Statt in die Pedale trat eine Radfahrerin wütend um sich
Hundezoff in Mahlsdorf eskalierte
Schnell noch mit dem Fahrrad zum Supermarkt wollte die Frau. Ganz gemütlich spazierte dagegen ein Hundehalter mit seinem Vierbeiner an ihrem Gartentor vorbei. Claudia P.* ärgerte sich, weil sie kurz warten und nicht voll in die Pedale treten konnte. Als sie sich auf ihrem Rückweg erneut durch Hund und Herrchen ausgebremst fühlte, kam es laut Anklage zum lauten Streit und Körperverletzung.
Die Angeklagte aus Mahlsdorf schlägt ein Bein über das andere. „Das ist so nicht richtig“, widerspricht die 53-Jährige den Vorwürfen. „Ich habe den Mann zunächst sehr höflich gebeten, seinen Hund anzuleinen. Der lief aus meiner Sicht frei oder an einer sehr langen und kaum sichtbaren Leine“, sagt die Radfahrerin. Fußweg und Straße seien dadurch blockiert gewesen. Bepackt mit Einkaufstaschen habe sie sich „durchschlängeln“ wollen. Da rannte der Hund auf sie zu. „Ich hob dann meinen linken Fuß, um mich für den Fall eines Angriffs wehren zu können“, schildert Claudia P. Keinesfalls habe sie verletzen wollen. Leider sei es dann zu einer Auseinandersetzung gekommen.
Werner D. ist der erste Zeuge im Prozess. Der 76-jährige Rentner mustert die Frau auf der Anklagebank. Es wirkt ein wenig triumphierend. „Die Frau ist direkt auf mich zugefahren und suchte die Konfrontation“, erklärt er. Es wäre aus seiner Sicht genug Platz gewesen für die Radfahrerin und seinen Hund. Deshalb habe er auch keine Veranlassung gesehen, weiter zur Seite zu gehen. „Und außerdem ist mein Rocky ein ruhiges und freundliches Tier.“ Die Angeklagte hört es kopfschüttelnd. Sie kann sich eine Bemerkung nicht verkneifen: „Das steht dem Hund allerdings nicht auf der Stirn geschrieben.“ Und sie schimpft: „Merken Sie sich mal, dass nicht jeder von einem fremden Hund angesprungen, beschnuppert oder gar abgeschleckt werden möchte.“
Die Richterin bittet um Mäßigung.
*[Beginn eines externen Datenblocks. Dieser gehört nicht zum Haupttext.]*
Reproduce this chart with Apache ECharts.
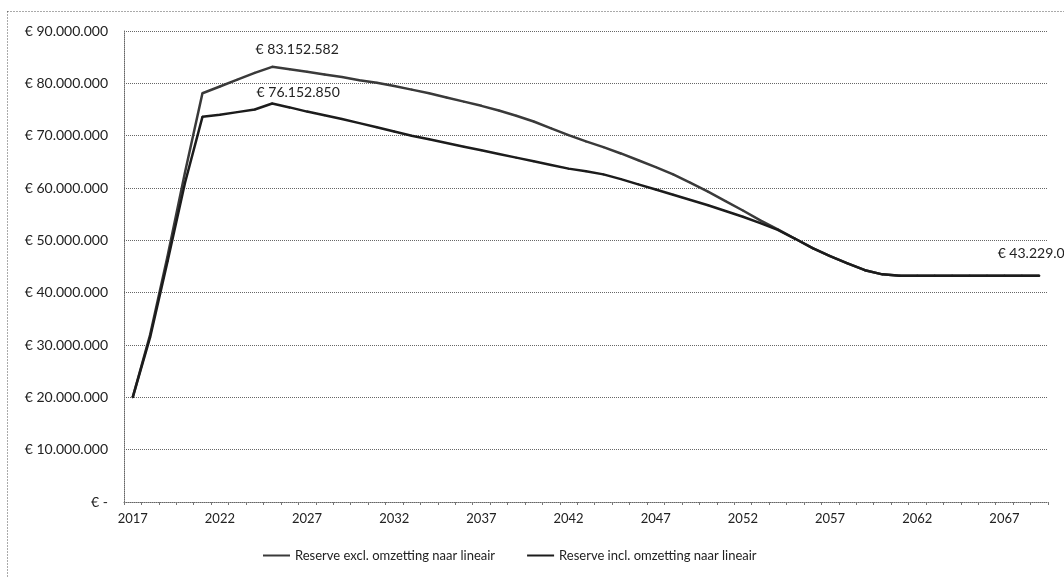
<!DOCTYPE html>
<html>
<head>
<meta charset="utf-8">
<script src="https://cdn.jsdelivr.net/npm/echarts@6/dist/echarts.min.js"></script>
<style>
html,body{margin:0;padding:0;background:#fff;}
#c{width:1064px;height:577px;}
</style>
</head>
<body>
<div id="c"></div>
<script>
const years = [];
for (let y = 2017; y <= 2069; y++) years.push(String(y));

const seriesNames = ['Reserve excl. omzetting naar lineair', 'Reserve incl. omzetting naar lineair'];

// values in millions of euro
const reserveExcl = [
  20.0, 32.0, 47.0, 63.0, 78.1, 79.4, 80.7, 82.0, 83.152582, 82.7,
  82.2, 81.7, 81.2, 80.6, 80.1, 79.5, 78.8, 78.1, 77.3, 76.5,
  75.7, 74.8, 73.8, 72.7, 71.4, 70.1, 68.9, 67.8, 66.6, 65.3,
  64.0, 62.6, 61.0, 59.3, 57.5, 55.7, 53.8, 52.1, 50.3, 48.5,
  47.0, 45.6, 44.3, 43.5, 43.229041, 43.229041, 43.229041, 43.229041, 43.229041, 43.229041,
  43.229041, 43.229041, 43.229041
];
const reserveIncl = [
  20.0, 31.5, 46.0, 61.0, 73.6, 74.0, 74.5, 75.0, 76.15285, 75.4,
  74.6, 73.9, 73.2, 72.4, 71.6, 70.8, 70.0, 69.3, 68.6, 67.9,
  67.2, 66.5, 65.8, 65.1, 64.4, 63.7, 63.2, 62.6, 61.7, 60.7,
  59.7, 58.7, 57.7, 56.7, 55.6, 54.5, 53.3, 52.0, 50.3, 48.5,
  47.0, 45.6, 44.3, 43.5, 43.229041, 43.229041, 43.229041, 43.229041, 43.229041, 43.229041,
  43.229041, 43.229041, 43.229041
];

const yTicks = [0, 10, 20, 30, 40, 50, 60, 70, 80, 90]; // millions

function euro(v) {
  if (Math.round(v) === 0) return '€ -';
  const s = String(Math.round(v));
  return '€ ' + s.replace(/\B(?=(\d{3})+(?!\d))/g, '.');
}

const peakExcl = reserveExcl.indexOf(Math.max(...reserveExcl));
const peakIncl = reserveIncl.indexOf(Math.max(...reserveIncl));
const lastIdx = years.length - 1;

function buildData(arr, labels) {
  return arr.map((v, i) => {
    const item = { value: v * 1e6 };
    if (labels[i]) item.label = Object.assign({ show: true }, labels[i]);
    return item;
  });
}

const labelFont = { fontFamily: 'Lato', fontSize: 14, color: '#222' };
const fmt = p => euro(p.value);

const chart = echarts.init(document.getElementById('c'), null, { renderer: 'canvas' });
chart.setOption({
  animation: false,
  backgroundColor: '#fff',
  textStyle: { fontFamily: 'Lato' },
  graphic: [{
    type: 'rect',
    shape: { x: 7.5, y: 11.5, width: 1100, height: 600 },
    style: { fill: 'none', stroke: '#555', lineWidth: 1, lineDash: [1, 2] },
    silent: true, z: -1
  }],
  grid: { left: 124, right: 16, top: 31, bottom: 75 },
  legend: {
    bottom: 10, left: 258,
    icon: 'rect', itemWidth: 27, itemHeight: 2, itemGap: 32,
    textStyle: { fontFamily: 'Lato', fontSize: 13, color: '#222' },
    data: seriesNames
  },
  xAxis: {
    type: 'category', data: years, boundaryGap: true,
    axisLine: { lineStyle: { color: '#666', type: 'dotted', width: 1 } },
    axisTick: { show: true, interval: 0, length: 3, lineStyle: { color: '#777' } },
    axisLabel: { interval: 4, fontFamily: 'Lato', fontSize: 13, color: '#222', margin: 10 },
    splitLine: { show: false }
  },
  yAxis: {
    type: 'value', min: 0, max: 90e6, interval: 10e6,
    axisLine: { show: true, lineStyle: { color: '#666', type: 'dotted', width: 1 } },
    axisTick: { show: false },
    axisLabel: { fontFamily: 'Lato', fontSize: 14, color: '#222', margin: 16, formatter: v => euro(v) },
    splitLine: { show: true, lineStyle: { color: '#666', type: 'dotted', width: 1 } }
  },
  series: [
    {
      name: seriesNames[0], type: 'line', smooth: false,
      data: buildData(reserveExcl, {
        [peakExcl]: Object.assign({ position: 'top', distance: 9, offset: [25, 0], formatter: fmt }, labelFont),
        [lastIdx]: Object.assign({ position: 'top', distance: 14, formatter: fmt }, labelFont)
      }),
      showSymbol: true, showAllSymbol: true, symbol: 'circle', symbolSize: 2,
      itemStyle: { color: '#3a3a3a' },
      lineStyle: { color: '#3a3a3a', width: 2.5 },
      z: 3
    },
    {
      name: seriesNames[1], type: 'line', smooth: false,
      data: buildData(reserveIncl, {
        [peakIncl]: Object.assign({ position: 'top', distance: 3, offset: [26, 0], formatter: fmt }, labelFont)
      }),
      showSymbol: true, showAllSymbol: true, symbol: 'circle', symbolSize: 2,
      itemStyle: { color: '#1c1c1c' },
      lineStyle: { color: '#1c1c1c', width: 2.5 },
      z: 4
    }
  ]
});
</script>
</body>
</html>
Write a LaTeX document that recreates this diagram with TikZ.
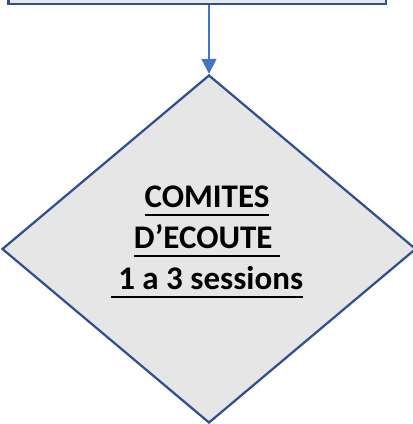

Bei der Frau aber steigert sich die Empörung. „Der Herr hat doch Streit gesucht und sich absichtlich in meiner Straße aufgehalten“, vermutet sie. Er sei sauer gewesen, weil sie ihn bei der ersten zufälligen Begegnung auf die Leinenpflicht hingewiesen habe. Werner D. verschränkt die Arme: „Die Dame irrt.“ Sie kenne die rechtliche Situation schlichtweg nicht. Er habe seinen Hund bereits vor Juli 2016 gehalten und dürfe sein Tier deshalb auf unbelebten Straßen und Plätzen oder Brachen frei laufen lassen. Der Angeklagten wirft er vor, sie habe statt zu diskutieren auf Gewalt gesetzt. „Sie trat erst in Richtung meines Terriers und traf dann mich am Knie.“ Tagelang habe er kaum laufen können.
Es gibt Zeugen, die den Tritt und üble Beschimpfungen bestätigen. Claudia P. sei außer sich gewesen, erinnert sich ein Ehepaar. Sie seien nach dem Tritt sofort zu den Streitenden gelaufen. Werner D. habe die Polizei gerufen. Die Angeklagte, die wegen Beleidigung vorbestraft ist, senkt nun den Kopf und lenkt ein: „vielleicht habe ich überreagiert.“
Der Staatsanwalt fordert eine Strafe von 60 Tagessätzen zu je 25 Euro. Es sei zu berücksichtigen, dass sich der Hundehalter provozierend verhalten habe. Dem Antrag folgt die Richterin und verhängt 1.500 Euro Strafe.